My beloved sangat, my beloved community, we have journeyed far as a people in the last five hundred and forty-four years. Our remarkable journey is intertwined with the story of America. We have come a long way in the last one hundred years, but we have much farther to go. President Obama always said change would not come from Washington. It would come from the people.

So here in the people’s house, let this celebration be a resolution to fulfill the promise of Guru Nanak’s vision for us: to live so that we see no stranger, to love God here and now on this earth, through serving others as ourselves.

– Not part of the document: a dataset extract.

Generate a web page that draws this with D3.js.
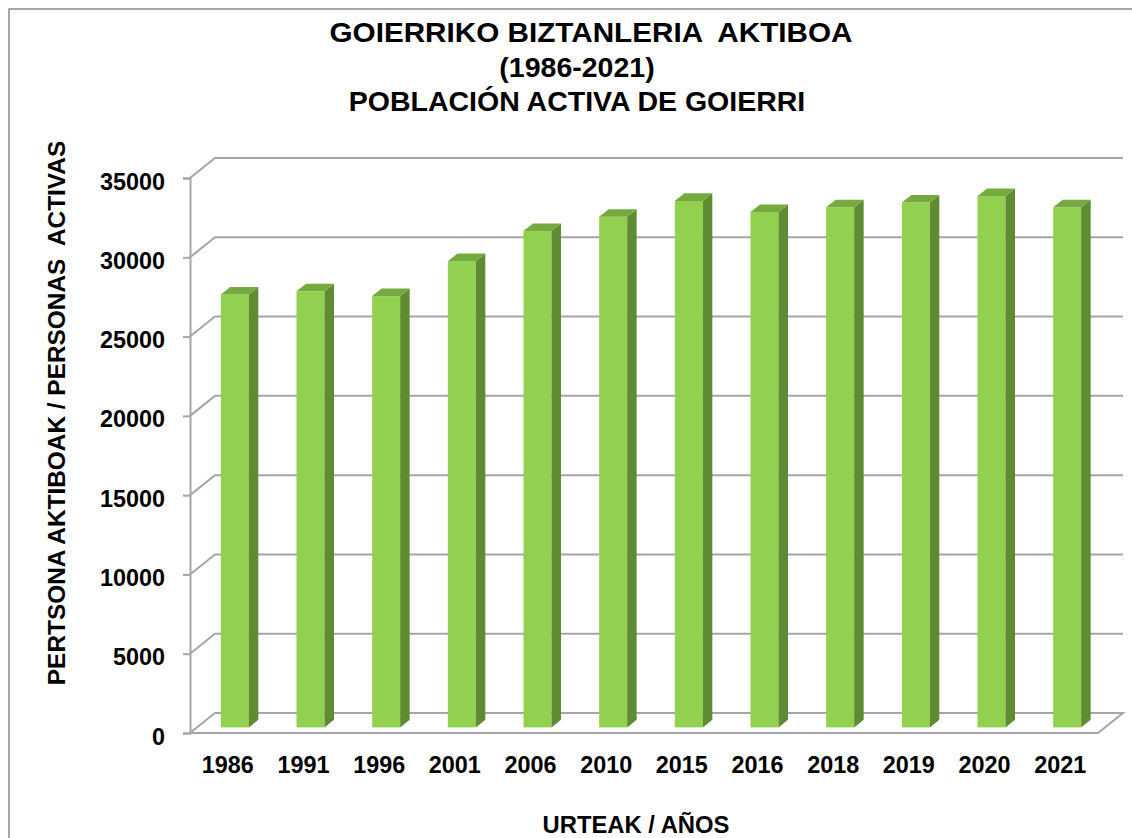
<!DOCTYPE html>
<html>
<head>
<meta charset="utf-8">
<script src="https://cdn.jsdelivr.net/npm/d3@7"></script>
<style>
  body { margin: 0; background: #fff; }
  text { font-family: "Liberation Sans", Arial, sans-serif; font-weight: bold; fill: #000; }
</style>
</head>
<body>
<div class="container"></div>
<script>
//=================================================
// Data
//=================================================
const years = ["1986", "1991", "1996", "2001", "2006", "2010", "2015", "2016", "2018", "2019", "2020", "2021"];
const activePop = [27300, 27500, 27200, 29400, 31300, 32200, 33200, 32500, 32800, 33100, 33500, 32800];
const yTicks = [0, 5000, 10000, 15000, 20000, 25000, 30000, 35000];
const titleLines = ["GOIERRIKO BIZTANLERIA  AKTIBOA", "(1986-2021)", "POBLACIÓN ACTIVA DE GOIERRI"];

//=================================================
// Dimensions (front plane + depth of the 3D box)
//=================================================
const W = 1132,
  H = 838,
  plotLeft = 190,
  plotRight = 1098,
  plotBottom = 733,
  plotTop = 178,
  depthX = 25,
  depthY = -20,
  barT0 = 0.28,  // where the bar front sits in the depth
  barT1 = 0.66;

const svg = d3.select(".container").
append("svg").
attr("width", W).
attr("height", H);

// chart frame
svg.append("rect").
attr("x", 9).attr("y", 9).
attr("width", 1200).attr("height", 900).
attr("fill", "none").
attr("stroke", "#8c8c8c").
attr("stroke-width", 1.5);

//=================================================
// Scales
//=================================================
const xScale = d3.scaleBand().domain(years).range([plotLeft, plotRight]).paddingInner(0.63).paddingOuter(0.315);
const yScale = d3.scaleLinear().domain([0, 35000]).range([plotBottom, plotTop]);

//=================================================
// Back wall gridlines
//=================================================
svg.append("g").
selectAll("path").
data(yTicks.filter(d => d > 0)).
enter().
append("path").
attr("d", d => {
  const y = yScale(d);
  return "M" + plotLeft + "," + y + "L" + (plotLeft + depthX) + "," + (y + depthY) + "L" + (plotRight + depthX) + "," + (y + depthY);
}).
attr("fill", "none").
attr("stroke", "#a6a6a6").
attr("stroke-width", 2);

// floor
svg.append("path").
attr("d", "M" + plotLeft + "," + plotBottom + "L" + plotRight + "," + plotBottom +
  "L" + (plotRight + depthX) + "," + (plotBottom + depthY) +
  "L" + (plotLeft + depthX) + "," + (plotBottom + depthY) + "Z").
attr("fill", "none").
attr("stroke", "#a6a6a6").
attr("stroke-width", 2);

//=================================================
// Bars (front, side, top)
//=================================================
const ox = barT0 * depthX, oy = barT0 * depthY;
const dx = (barT1 - barT0) * depthX, dy = (barT1 - barT0) * depthY;
const bw = xScale.bandwidth();

const bars = svg.append("g").
selectAll("g").
data(years.map((y, i) => ({ year: y, value: activePop[i] }))).
enter().
append("g");

bars.append("rect").
attr("x", d => xScale(d.year) + ox).
attr("y", d => yScale(d.value) + oy).
attr("width", bw).
attr("height", d => yScale(0) - yScale(d.value)).
attr("fill", "#92d050");

bars.append("path").
attr("d", d => {
  const xr = xScale(d.year) + ox + bw, yt = yScale(d.value) + oy, yb = yScale(0) + oy;
  return "M" + xr + "," + yb + "L" + xr + "," + yt + "L" + (xr + dx) + "," + (yt + dy) + "L" + (xr + dx) + "," + (yb + dy) + "Z";
}).
attr("fill", "#5f8b33");

bars.append("path").
attr("d", d => {
  const xl = xScale(d.year) + ox, xr = xl + bw, yt = yScale(d.value) + oy;
  return "M" + xl + "," + yt + "L" + xr + "," + yt + "L" + (xr + dx) + "," + (yt + dy) + "L" + (xl + dx) + "," + (yt + dy) + "Z";
}).
attr("fill", "#74aa3e");

//=================================================
// Axes
//=================================================
const yAxis = d3.axisLeft(yScale).tickValues(yTicks).tickSize(7).tickPadding(18).tickFormat(d3.format("d"));
const gy = svg.append("g").
attr("transform", "translate(" + plotLeft + ",0)").
call(yAxis);
gy.select(".domain").attr("stroke", "#a6a6a6").attr("stroke-width", 2);
gy.selectAll(".tick line").attr("stroke", "#a6a6a6").attr("stroke-width", 2);
gy.selectAll(".tick text").
attr("dy", "11px").
style("font-size", "23.4px").
style("font-weight", "bold").
style("font-family", "'Liberation Sans', Arial, sans-serif");

const xAxis = d3.axisBottom(xScale).tickSize(0);
const gx = svg.append("g").
attr("transform", "translate(0," + plotBottom + ")").
call(xAxis);
gx.select(".domain").remove();
gx.selectAll(".tick text").
attr("y", 40).
attr("dy", 0).
style("font-size", "23.4px").
style("font-weight", "bold").
style("font-family", "'Liberation Sans', Arial, sans-serif");

//=================================================
// Titles
//=================================================
const titleX = [591, 577, 577];
svg.append("g").
selectAll("text").
data(titleLines).
enter().
append("text").
attr("x", (d, i) => titleX[i]).
attr("y", (d, i) => 42 + i * 34.5).
attr("text-anchor", "middle").
attr("textLength", (d, i) => i === 0 ? 523 : null).
attr("lengthAdjust", "spacingAndGlyphs").
style("white-space", "pre").
style("font-size", "28.5px").
text(d => d);

svg.append("text").
attr("transform", "translate(65,413) rotate(-90)").
attr("text-anchor", "middle").
style("white-space", "pre").
style("font-size", "24.4px").
text("PERTSONA AKTIBOAK / PERSONAS  ACTIVAS");

svg.append("text").
attr("x", 636).
attr("y", 833).
attr("text-anchor", "middle").
style("font-size", "23.8px").
text("URTEAK / AÑOS");
</script>
</body>
</html>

Let our uniform of faith – this long hair, these proud turbans, this silver karra -show that we are ever-devoted, ever-committed to fighting for the values at the heart of the American ethic: equality, freedom, and dignity.

Let us join Baba Punjab Singh and walk Guru Nanak’s path of love and let us do it in Chardi Kala, everlasting optimism, remembering God with each breath, so that we may fulfill the prayer ever on our lips:

“Nanak nam chardi kala, tere bhaanai sarbat da bhala.”

“In the Name of God, we find everlasting optimism.

Within Your Will, may there be grace for all of humanity.”